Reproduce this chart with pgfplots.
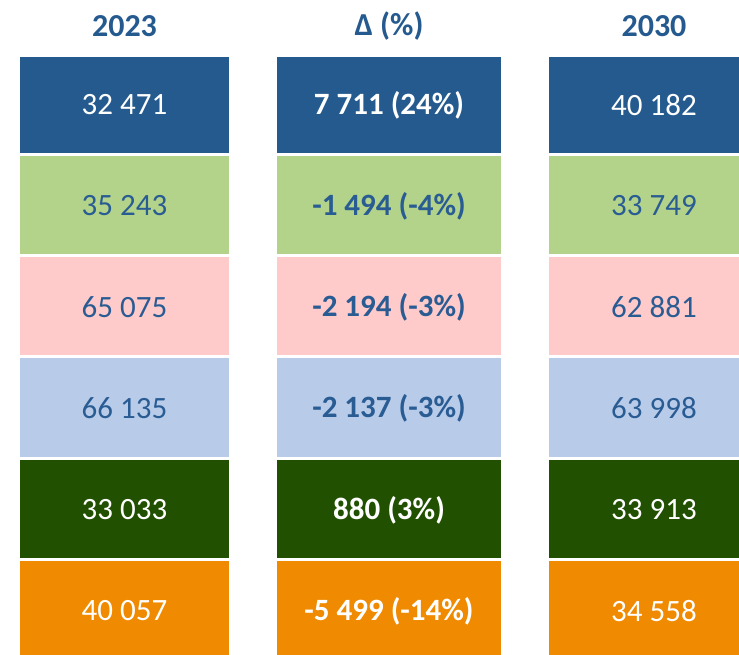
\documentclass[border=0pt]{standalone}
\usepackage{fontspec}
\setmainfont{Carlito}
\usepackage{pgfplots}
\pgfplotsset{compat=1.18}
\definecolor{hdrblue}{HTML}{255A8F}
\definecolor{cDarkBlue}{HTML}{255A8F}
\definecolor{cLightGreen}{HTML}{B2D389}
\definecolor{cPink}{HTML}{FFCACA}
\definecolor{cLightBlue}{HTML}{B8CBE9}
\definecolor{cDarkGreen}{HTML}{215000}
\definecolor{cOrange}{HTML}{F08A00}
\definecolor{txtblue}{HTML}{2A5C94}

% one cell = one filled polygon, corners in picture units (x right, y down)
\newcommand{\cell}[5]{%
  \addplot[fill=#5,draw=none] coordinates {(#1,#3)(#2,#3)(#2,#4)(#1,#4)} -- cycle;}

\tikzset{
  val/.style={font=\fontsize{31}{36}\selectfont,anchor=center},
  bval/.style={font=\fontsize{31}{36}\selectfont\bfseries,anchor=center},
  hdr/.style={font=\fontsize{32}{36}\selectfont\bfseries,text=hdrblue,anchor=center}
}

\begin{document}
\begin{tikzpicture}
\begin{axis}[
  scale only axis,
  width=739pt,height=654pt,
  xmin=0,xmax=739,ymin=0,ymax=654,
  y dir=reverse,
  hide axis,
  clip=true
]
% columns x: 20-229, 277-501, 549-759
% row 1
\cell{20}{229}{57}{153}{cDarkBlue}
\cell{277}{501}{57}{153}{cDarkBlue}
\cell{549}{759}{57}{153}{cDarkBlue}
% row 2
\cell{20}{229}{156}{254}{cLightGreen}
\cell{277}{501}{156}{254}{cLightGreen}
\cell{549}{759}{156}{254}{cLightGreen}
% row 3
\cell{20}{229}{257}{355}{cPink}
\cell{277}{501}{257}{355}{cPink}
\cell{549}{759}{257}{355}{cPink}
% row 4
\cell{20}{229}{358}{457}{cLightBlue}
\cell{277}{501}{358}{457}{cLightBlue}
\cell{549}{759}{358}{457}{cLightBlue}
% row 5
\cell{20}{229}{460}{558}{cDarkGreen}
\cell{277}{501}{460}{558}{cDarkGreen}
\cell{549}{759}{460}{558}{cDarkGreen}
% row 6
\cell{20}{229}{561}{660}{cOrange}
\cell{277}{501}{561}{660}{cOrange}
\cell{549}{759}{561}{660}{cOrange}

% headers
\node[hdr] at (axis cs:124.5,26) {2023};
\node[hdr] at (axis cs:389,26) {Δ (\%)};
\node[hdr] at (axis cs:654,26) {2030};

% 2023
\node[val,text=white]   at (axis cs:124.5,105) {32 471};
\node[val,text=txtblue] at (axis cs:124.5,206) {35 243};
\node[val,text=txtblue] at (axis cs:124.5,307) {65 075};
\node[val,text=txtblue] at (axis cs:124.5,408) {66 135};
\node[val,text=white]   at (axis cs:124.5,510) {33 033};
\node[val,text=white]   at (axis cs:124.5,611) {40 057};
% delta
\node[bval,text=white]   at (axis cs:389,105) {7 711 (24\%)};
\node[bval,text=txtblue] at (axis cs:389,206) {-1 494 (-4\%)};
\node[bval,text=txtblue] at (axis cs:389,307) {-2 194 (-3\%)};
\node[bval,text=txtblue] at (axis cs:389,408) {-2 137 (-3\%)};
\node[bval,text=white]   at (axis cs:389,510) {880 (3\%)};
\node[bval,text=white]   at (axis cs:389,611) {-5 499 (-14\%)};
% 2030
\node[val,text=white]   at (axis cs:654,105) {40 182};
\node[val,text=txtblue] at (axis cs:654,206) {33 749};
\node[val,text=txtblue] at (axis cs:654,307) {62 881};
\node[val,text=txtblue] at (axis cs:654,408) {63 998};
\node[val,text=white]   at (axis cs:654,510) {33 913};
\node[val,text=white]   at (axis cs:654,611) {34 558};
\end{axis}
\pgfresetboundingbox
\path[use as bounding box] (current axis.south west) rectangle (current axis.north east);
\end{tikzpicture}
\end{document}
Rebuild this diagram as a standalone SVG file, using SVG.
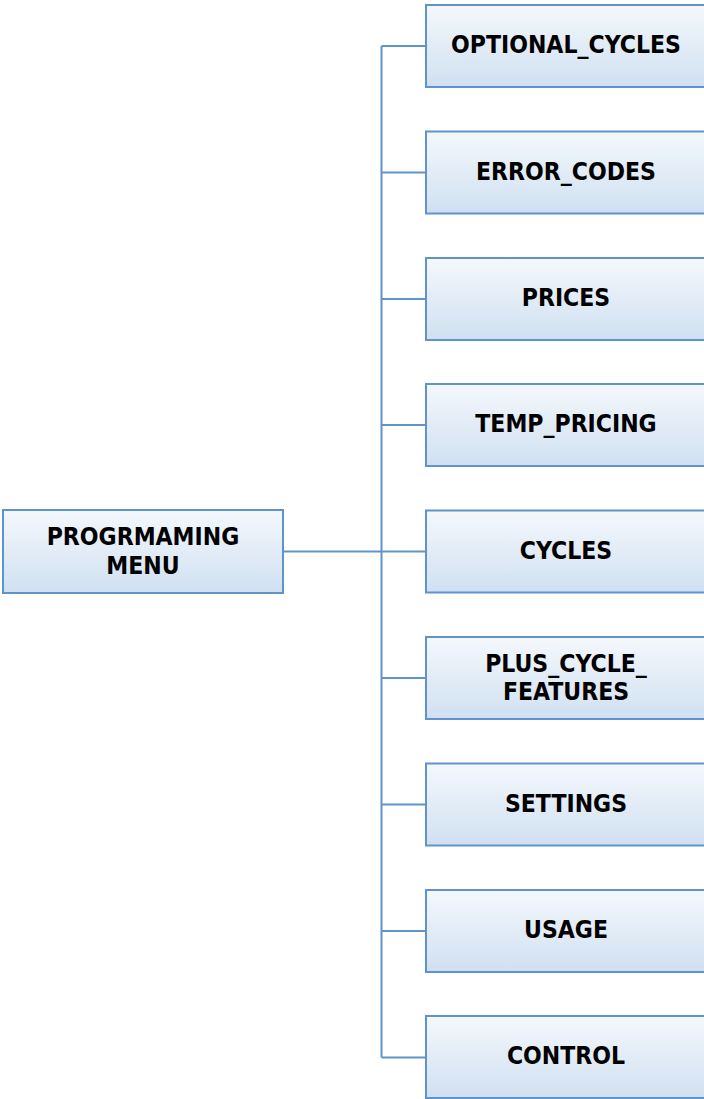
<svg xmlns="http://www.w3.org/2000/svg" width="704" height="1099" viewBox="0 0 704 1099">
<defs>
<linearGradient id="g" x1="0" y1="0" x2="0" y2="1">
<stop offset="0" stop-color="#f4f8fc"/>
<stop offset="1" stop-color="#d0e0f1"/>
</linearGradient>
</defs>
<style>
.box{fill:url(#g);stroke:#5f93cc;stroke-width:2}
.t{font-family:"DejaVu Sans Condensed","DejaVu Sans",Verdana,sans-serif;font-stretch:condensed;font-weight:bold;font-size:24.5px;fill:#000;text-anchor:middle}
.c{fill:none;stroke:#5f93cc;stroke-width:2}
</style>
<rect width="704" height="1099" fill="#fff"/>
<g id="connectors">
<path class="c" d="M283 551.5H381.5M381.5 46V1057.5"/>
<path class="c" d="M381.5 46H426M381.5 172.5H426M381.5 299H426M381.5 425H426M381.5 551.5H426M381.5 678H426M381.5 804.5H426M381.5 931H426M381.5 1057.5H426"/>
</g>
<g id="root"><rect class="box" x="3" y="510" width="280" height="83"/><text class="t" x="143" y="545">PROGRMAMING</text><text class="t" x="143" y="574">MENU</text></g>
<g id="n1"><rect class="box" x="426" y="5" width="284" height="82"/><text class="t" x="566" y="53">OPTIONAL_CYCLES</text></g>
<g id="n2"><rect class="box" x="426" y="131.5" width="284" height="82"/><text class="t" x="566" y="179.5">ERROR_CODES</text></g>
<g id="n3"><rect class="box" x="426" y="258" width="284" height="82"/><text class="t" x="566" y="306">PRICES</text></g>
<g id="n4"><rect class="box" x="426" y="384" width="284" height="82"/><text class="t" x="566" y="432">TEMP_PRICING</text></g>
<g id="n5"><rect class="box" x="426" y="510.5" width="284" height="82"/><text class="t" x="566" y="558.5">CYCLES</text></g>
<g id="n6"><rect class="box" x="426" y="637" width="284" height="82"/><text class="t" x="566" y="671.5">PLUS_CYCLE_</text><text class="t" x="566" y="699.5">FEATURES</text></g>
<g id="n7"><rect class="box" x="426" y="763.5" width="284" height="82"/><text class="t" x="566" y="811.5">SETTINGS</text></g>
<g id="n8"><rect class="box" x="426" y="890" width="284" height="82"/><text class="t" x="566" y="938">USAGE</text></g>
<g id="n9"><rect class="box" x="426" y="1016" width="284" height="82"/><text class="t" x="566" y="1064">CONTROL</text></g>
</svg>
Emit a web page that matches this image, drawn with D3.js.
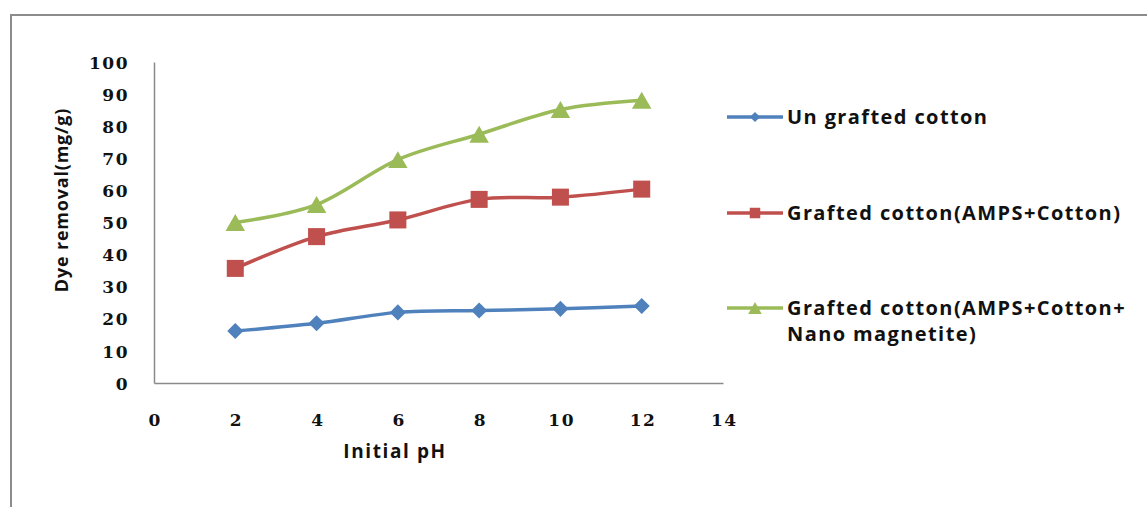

::::

| Required task |
Omit the pictures and output all of the other material exactly.

| Answer |
Reproduce this chart with pgfplots.
\documentclass[border=0pt]{standalone}
\usepackage{fontspec}
\setmainfont{Carlito}
\usepackage{pgfplots}
\pgfplotsset{compat=1.18}
\definecolor{hdrblue}{HTML}{255A8F}
\definecolor{cDarkBlue}{HTML}{255A8F}
\definecolor{cLightGreen}{HTML}{B2D389}
\definecolor{cPink}{HTML}{FFCACA}
\definecolor{cLightBlue}{HTML}{B8CBE9}
\definecolor{cDarkGreen}{HTML}{215000}
\definecolor{cOrange}{HTML}{F08A00}
\definecolor{txtblue}{HTML}{2A5C94}

% one cell = one filled polygon, corners in picture units (x right, y down)
\newcommand{\cell}[5]{%
  \addplot[fill=#5,draw=none] coordinates {(#1,#3)(#2,#3)(#2,#4)(#1,#4)} -- cycle;}

\tikzset{
  val/.style={font=\fontsize{31}{36}\selectfont,anchor=center},
  bval/.style={font=\fontsize{31}{36}\selectfont\bfseries,anchor=center},
  hdr/.style={font=\fontsize{32}{36}\selectfont\bfseries,text=hdrblue,anchor=center}
}

\begin{document}
\begin{tikzpicture}
\begin{axis}[
  scale only axis,
  width=739pt,height=654pt,
  xmin=0,xmax=739,ymin=0,ymax=654,
  y dir=reverse,
  hide axis,
  clip=true
]
% columns x: 20-229, 277-501, 549-759
% row 1
\cell{20}{229}{57}{153}{cDarkBlue}
\cell{277}{501}{57}{153}{cDarkBlue}
\cell{549}{759}{57}{153}{cDarkBlue}
% row 2
\cell{20}{229}{156}{254}{cLightGreen}
\cell{277}{501}{156}{254}{cLightGreen}
\cell{549}{759}{156}{254}{cLightGreen}
% row 3
\cell{20}{229}{257}{355}{cPink}
\cell{277}{501}{257}{355}{cPink}
\cell{549}{759}{257}{355}{cPink}
% row 4
\cell{20}{229}{358}{457}{cLightBlue}
\cell{277}{501}{358}{457}{cLightBlue}
\cell{549}{759}{358}{457}{cLightBlue}
% row 5
\cell{20}{229}{460}{558}{cDarkGreen}
\cell{277}{501}{460}{558}{cDarkGreen}
\cell{549}{759}{460}{558}{cDarkGreen}
% row 6
\cell{20}{229}{561}{660}{cOrange}
\cell{277}{501}{561}{660}{cOrange}
\cell{549}{759}{561}{660}{cOrange}

% headers
\node[hdr] at (axis cs:124.5,26) {2023};
\node[hdr] at (axis cs:389,26) {Δ (\%)};
\node[hdr] at (axis cs:654,26) {2030};

% 2023
\node[val,text=white]   at (axis cs:124.5,105) {32 471};
\node[val,text=txtblue] at (axis cs:124.5,206) {35 243};
\node[val,text=txtblue] at (axis cs:124.5,307) {65 075};
\node[val,text=txtblue] at (axis cs:124.5,408) {66 135};
\node[val,text=white]   at (axis cs:124.5,510) {33 033};
\node[val,text=white]   at (axis cs:124.5,611) {40 057};
% delta
\node[bval,text=white]   at (axis cs:389,105) {7 711 (24\%)};
\node[bval,text=txtblue] at (axis cs:389,206) {-1 494 (-4\%)};
\node[bval,text=txtblue] at (axis cs:389,307) {-2 194 (-3\%)};
\node[bval,text=txtblue] at (axis cs:389,408) {-2 137 (-3\%)};
\node[bval,text=white]   at (axis cs:389,510) {880 (3\%)};
\node[bval,text=white]   at (axis cs:389,611) {-5 499 (-14\%)};
% 2030
\node[val,text=white]   at (axis cs:654,105) {40 182};
\node[val,text=txtblue] at (axis cs:654,206) {33 749};
\node[val,text=txtblue] at (axis cs:654,307) {62 881};
\node[val,text=txtblue] at (axis cs:654,408) {63 998};
\node[val,text=white]   at (axis cs:654,510) {33 913};
\node[val,text=white]   at (axis cs:654,611) {34 558};
\end{axis}
\pgfresetboundingbox
\path[use as bounding box] (current axis.south west) rectangle (current axis.north east);
\end{tikzpicture}
\end{document}
Rebuild this diagram as a standalone SVG file, using SVG.
<svg xmlns="http://www.w3.org/2000/svg" width="704" height="1099" viewBox="0 0 704 1099">
<defs>
<linearGradient id="g" x1="0" y1="0" x2="0" y2="1">
<stop offset="0" stop-color="#f4f8fc"/>
<stop offset="1" stop-color="#d0e0f1"/>
</linearGradient>
</defs>
<style>
.box{fill:url(#g);stroke:#5f93cc;stroke-width:2}
.t{font-family:"DejaVu Sans Condensed","DejaVu Sans",Verdana,sans-serif;font-stretch:condensed;font-weight:bold;font-size:24.5px;fill:#000;text-anchor:middle}
.c{fill:none;stroke:#5f93cc;stroke-width:2}
</style>
<rect width="704" height="1099" fill="#fff"/>
<g id="connectors">
<path class="c" d="M283 551.5H381.5M381.5 46V1057.5"/>
<path class="c" d="M381.5 46H426M381.5 172.5H426M381.5 299H426M381.5 425H426M381.5 551.5H426M381.5 678H426M381.5 804.5H426M381.5 931H426M381.5 1057.5H426"/>
</g>
<g id="root"><rect class="box" x="3" y="510" width="280" height="83"/><text class="t" x="143" y="545">PROGRMAMING</text><text class="t" x="143" y="574">MENU</text></g>
<g id="n1"><rect class="box" x="426" y="5" width="284" height="82"/><text class="t" x="566" y="53">OPTIONAL_CYCLES</text></g>
<g id="n2"><rect class="box" x="426" y="131.5" width="284" height="82"/><text class="t" x="566" y="179.5">ERROR_CODES</text></g>
<g id="n3"><rect class="box" x="426" y="258" width="284" height="82"/><text class="t" x="566" y="306">PRICES</text></g>
<g id="n4"><rect class="box" x="426" y="384" width="284" height="82"/><text class="t" x="566" y="432">TEMP_PRICING</text></g>
<g id="n5"><rect class="box" x="426" y="510.5" width="284" height="82"/><text class="t" x="566" y="558.5">CYCLES</text></g>
<g id="n6"><rect class="box" x="426" y="637" width="284" height="82"/><text class="t" x="566" y="671.5">PLUS_CYCLE_</text><text class="t" x="566" y="699.5">FEATURES</text></g>
<g id="n7"><rect class="box" x="426" y="763.5" width="284" height="82"/><text class="t" x="566" y="811.5">SETTINGS</text></g>
<g id="n8"><rect class="box" x="426" y="890" width="284" height="82"/><text class="t" x="566" y="938">USAGE</text></g>
<g id="n9"><rect class="box" x="426" y="1016" width="284" height="82"/><text class="t" x="566" y="1064">CONTROL</text></g>
</svg>
Emit a web page that matches this image, drawn with D3.js.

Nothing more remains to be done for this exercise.